DATA Act, Pushing Spending Transparency, Regains Steam
Legislation sets transparency standards for all federal spending data, making it easier for business and the public to follow government money.
Congressional leaders are voicing renewed optimism for a bill promoting the use of open data standards to help track federal spending more efficiently. If the legislation, known as the Digital Accountability and Transparency (DATA) Act becomes law, it would greatly benefit firms and individuals doing business with the government because it would make it easier to track and follow where federal dollars are going and to be more informed when bidding on government contracts.
The bill's sponsor, Rep. Darrell Issa (R-Calif.), chairman of the House Oversight and Government Reform Committee, and other proponents, including House Majority leader Eric Cantor (R-Va.), believe that the DATA Act will provide the federal government with a degree of financial transparency, similar to how financial accounting practices are enforced in the private sector.
The legislation is part of a broader push to institute standards for making data easily readable by machines and widely available to the public as way to unlock the value of federal information to benefit the economy.
"Looking out five to ten years, I think we will see not just new companies but whole new industries created from open data," said U.S. Deputy chief technology officer Nick Sinai, during a forum on data transparency Sept. 10 in Washington, organized by the Data Transparency Coalition. Sinai reiterated the White House's commitment to open data, pointing most recently to President Obama's Open Data Policy, which requires each executive department to inventory all data it collects and generates, apply standards and make it available to the public.
Lawmakers, however, are focusing on open data practices as a way to expose and reduce wasteful federal spending.
The bill, H.R. 2061, would, among other things, require all spending data for federal funds to be tagged by appropriation, agency, sub-agency, account and program activity; government-wide financial data standards to be established for federal money; and a website to be set up to inform the public about activities to spot waste, fraud and abuse in federal spending. It would also have the Recovery Accountability and Transparency Board (RATB) develop and test information technology resources and oversight mechanisms to enhance transparency and to detect waste, fraud and abuse.

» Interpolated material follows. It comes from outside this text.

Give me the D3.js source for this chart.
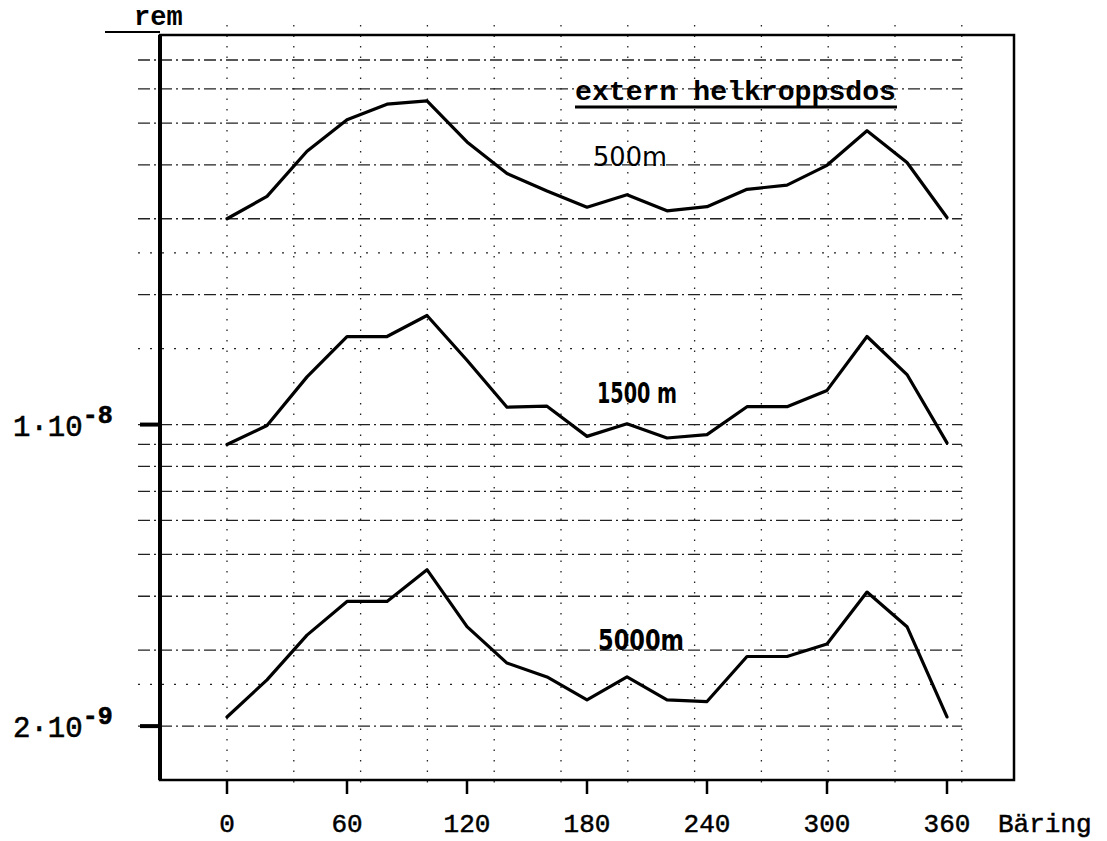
<!DOCTYPE html>
<html>
<head>
<meta charset="utf-8">
<script src="https://cdn.jsdelivr.net/npm/d3@7"></script>
<style>
body { margin: 0; background: #fff; }
svg { display: block; }
</style>
</head>
<body>
<div id="graph"></div>
<script>
// DATA (rem per bearing)
var bearings = [0, 20, 40, 60, 80, 100, 120, 140, 160, 180, 200, 220, 240, 260, 280, 300, 320, 340, 360];
var dose500 = [3.0e-8, 3.38e-8, 4.3e-8, 5.09e-8, 5.53e-8, 5.63e-8, 4.52e-8, 3.82e-8, 3.48e-8, 3.19e-8,
               3.41e-8, 3.13e-8, 3.2e-8, 3.51e-8, 3.59e-8, 3.99e-8, 4.8e-8, 4.05e-8, 3.02e-8];
var dose1500 = [8.99e-9, 9.95e-9, 1.29e-8, 1.6e-8, 1.6e-8, 1.79e-8, 1.41e-8, 1.097e-8, 1.103e-8, 9.39e-9,
                1.004e-8, 9.31e-9, 9.48e-9, 1.1e-8, 1.1e-8, 1.2e-8, 1.6e-8, 1.306e-8, 9.07e-9];
var dose5000 = [2.1e-9, 2.56e-9, 3.25e-9, 3.89e-9, 3.89e-9, 4.61e-9, 3.4e-9, 2.8e-9, 2.6e-9, 2.3e-9,
                2.6e-9, 2.3e-9, 2.28e-9, 2.9e-9, 2.9e-9, 3.1e-9, 4.09e-9, 3.4e-9, 2.1e-9];
var seriesNames = ["500m", "1500 m", "5000m"];

var xTicks = [0, 60, 120, 180, 240, 300, 360];
var yGridMajor = [2e-9, 3e-9, 4e-9, 5e-9, 6e-9, 7e-9, 8e-9, 9e-9, 1e-8, 2e-8, 3e-8, 4e-8, 5e-8, 6e-8, 7e-8];
var yGridMinor = [2.5e-9, 1.5e-8, 2.5e-8];
var yLabelValues = [1e-8, 2e-9];
var yLabelMant = ["1", "2"];
var yLabelExp = ["-8", "-9"];

var title = "extern helkroppsdos";
var unitLabel = "rem";
var xAxisLabel = "Bäring";


// CHART
var svgWidth = 1107;
var svgHeight = 841;
var mono = "'Liberation Mono', 'Courier New', monospace";
var hand = "'DejaVu Sans', sans-serif";

var svg = d3.select("#graph")
    .append("svg")
    .attr("width", svgWidth)
    .attr("height", svgHeight);

var x = d3.scaleLinear()
    .domain([-33.5, 393.5])
    .range([160, 1014]);

var y = d3.scaleLog()
    .domain([1.5e-9, 8e-8])
    .range([780, 35]);

// plot box edges (don't call it "top", that's window.top)
var boxL = x.range()[0], boxR = x.range()[1];
var boxT = y.range()[1], boxB = y.range()[0];

// Graph paper grid: vertical dotted lines
var vGrid = d3.range(0, 380, 33.4);
svg.append("g")
    .selectAll("line")
    .data(vGrid)
    .enter().append("line")
    .attr("x1", d => x(d)).attr("x2", d => x(d))
    .attr("y1", boxT - 10).attr("y2", boxB + 8)
    .attr("stroke", "#222")
    .attr("stroke-width", 1.3)
    .attr("stroke-dasharray", "1.5,9");

// Horizontal grid lines
svg.append("g")
    .selectAll("line")
    .data(yGridMajor)
    .enter().append("line")
    .attr("x1", boxL - 22).attr("x2", x(vGrid[vGrid.length - 1]))
    .attr("y1", d => y(d)).attr("y2", d => y(d))
    .attr("stroke", "#222")
    .attr("stroke-width", 1.3)
    .attr("stroke-dasharray", "12,4,2,4");

svg.append("g")
    .selectAll("line")
    .data(yGridMinor)
    .enter().append("line")
    .attr("x1", boxL - 22).attr("x2", x(vGrid[vGrid.length - 1]))
    .attr("y1", d => y(d)).attr("y2", d => y(d))
    .attr("stroke", "#222")
    .attr("stroke-width", 1.3)
    .attr("stroke-dasharray", "2,10");

// Heavy ticks at the labelled values
svg.append("g")
    .selectAll("line")
    .data(yLabelValues)
    .enter().append("line")
    .attr("x1", boxL - 20).attr("x2", boxL)
    .attr("y1", d => y(d)).attr("y2", d => y(d))
    .attr("stroke", "#000")
    .attr("stroke-width", 4);

// Frame
svg.append("rect")
    .attr("x", boxL).attr("y", boxT)
    .attr("width", boxR - boxL).attr("height", boxB - boxT)
    .attr("fill", "none")
    .attr("stroke", "#000")
    .attr("stroke-width", 2.5);
svg.append("line")
    .attr("x1", boxL).attr("x2", boxL)
    .attr("y1", boxT).attr("y2", boxB)
    .attr("stroke", "#000")
    .attr("stroke-width", 4);
svg.append("line")
    .attr("x1", boxL - 55).attr("x2", boxL)
    .attr("y1", boxT - 3).attr("y2", boxT - 3)
    .attr("stroke", "#000")
    .attr("stroke-width", 2);

// X axis ticks and labels
var xAxis = svg.append("g");
xAxis.selectAll("line")
    .data(xTicks)
    .enter().append("line")
    .attr("x1", d => x(d)).attr("x2", d => x(d))
    .attr("y1", boxB).attr("y2", boxB + 14)
    .attr("stroke", "#000")
    .attr("stroke-width", 2.5);
xAxis.selectAll("text")
    .data(xTicks)
    .enter().append("text")
    .attr("x", d => x(d))
    .attr("y", 832)
    .attr("text-anchor", "middle")
    .attr("font-family", mono)
    .attr("font-size", 26)
    .attr("stroke", "#000")
    .attr("stroke-width", 0.5)
    .text(d => d);
svg.append("text")
    .attr("x", 998).attr("y", 832)
    .attr("font-family", mono)
    .attr("font-size", 26)
    .attr("stroke", "#000")
    .attr("stroke-width", 0.5)
    .text(xAxisLabel);

// Y axis labels (mantissa · 10 with superscript exponent)
var yLab = svg.append("g")
    .selectAll("text")
    .data(yLabelValues)
    .enter().append("text")
    .attr("x", 13)
    .attr("y", d => y(d) + 11)
    .attr("font-family", mono)
    .attr("font-size", 29)
    .attr("stroke", "#000")
    .attr("stroke-width", 0.6);
yLab.append("tspan").text((d, i) => yLabelMant[i] + "\u00b710");
yLab.append("tspan")
    .attr("dy", -13)
    .attr("font-size", 25)
    .attr("font-weight", "bold")
    .text((d, i) => yLabelExp[i]);

// Unit and title
svg.append("text")
    .attr("x", 134).attr("y", 25)
    .attr("font-family", mono)
    .attr("font-weight", "bold")
    .attr("font-size", 27)
    .text(unitLabel);

svg.append("text")
    .attr("x", 575).attr("y", 100)
    .attr("font-family", mono)
    .attr("font-weight", "bold")
    .attr("font-size", 28)
    .attr("textLength", 321)
    .attr("lengthAdjust", "spacingAndGlyphs")
    .text(title);
svg.append("line")
    .attr("x1", 575).attr("x2", 897)
    .attr("y1", 107).attr("y2", 107)
    .attr("stroke", "#000")
    .attr("stroke-width", 3);

// Curves
var allSeries = [dose500, dose1500, dose5000];
var line = d3.line()
    .x((d, i) => x(bearings[i]))
    .y(d => y(d));

svg.append("g")
    .selectAll("path")
    .data(allSeries)
    .enter().append("path")
    .attr("fill", "none")
    .attr("stroke", "#000")
    .attr("stroke-width", 3.2)
    .attr("stroke-linejoin", "round")
    .attr("stroke-linecap", "round")
    .attr("d", line);

// Handwritten curve labels (bearing, dose for baseline)
var labelPos = [[183, 3.97e-8], [185, 1.125e-8], [185.5, 3.0e-9]];
var labelWidth = [74, 80, 86];
svg.append("g")
    .selectAll("text")
    .data(seriesNames)
    .enter().append("text")
    .attr("x", (d, i) => x(labelPos[i][0]))
    .attr("y", (d, i) => y(labelPos[i][1]))
    .attr("font-family", hand)
    .attr("font-size", (d, i) => i == 0 ? 27 : 29)
    .attr("font-weight", (d, i) => i == 0 ? "normal" : "bold")
    .attr("textLength", (d, i) => labelWidth[i])
    .attr("lengthAdjust", "spacingAndGlyphs")
    .text(d => d);
</script>
</body>
</html>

The RATB earned widespread praise for establishing a model for transparency in tracking the disbursement of federal funds as part of the Recovery Act. Earl Devaney, RATB's former chairman, urged support for the bill. "I think a law is the only way to ensure the government moves quickly to make data machine readable," said Devaney, during remarks at the data transparency event.
The road to data transparency hasn't been easy. Rep. Issa introduced a similar bill, which passed in the House but ultimately failed in 2011, due to objections from the White House that it would place a burden on grant recipients and vendors. Issa introduced a stripped-down version of the DATA Act in May.
The new bill has been modified to require only organizations receiving more than $1 billion in federal money to report that funding using metadata. The DATA Act also calls for a federal data transparency pilot program that will display the full cycle of federal funds, improve the accuracy of government financial data, and develop recommendations for reducing reporting requirements by consolidating and automating financial reporting rules across the federal government.
Issa, who also spoke at the data forum, expressed confidence that the bill has enough bipartisan support to become a law, possibly this year. "Organizing and structuring data will save countless hundreds of millions of dollars in the short run -- and in the long run, will save billions of dollars." Issa added that besides providing citizens with more access to information, business would benefit from more complete knowledge of the federal bidding process, which would result in more products being available for less money.
Passing the DATA Act will be an important step to improving government efficiency, he added, noting that there are currently many flaws in public reports because they are manually loaded into government databases, which leads to many errors. It's also difficult for government agencies to share information because of incompatible standards. There are automated ways to do this task, which the bill highlights. "Structured data isn't complicated, it's common sense," Issa said.
Because the bill focuses on creating uniform data standards, it would help citizens and businesses to track federal standards. For example, it would require the Treasury Department to set up government-wide standards for federal financial spending disclosures, said Peter Warren, a staffer on the House Committee on Oversight and Government Reform.
House and Senate staffers who do much of the heavy lifting in moving bills forward also expressed confidence that the bill could pass this year. Jonathan Kraden, counsel for the Senate Committee on Homeland Security and Government Affairs noted at the forum that committee chair Sen. Tom Carper (D-DE) and Ranking Member Sen. Tom Coburn (R-OK) will consider the DATA Act at the committee's next business meeting in October.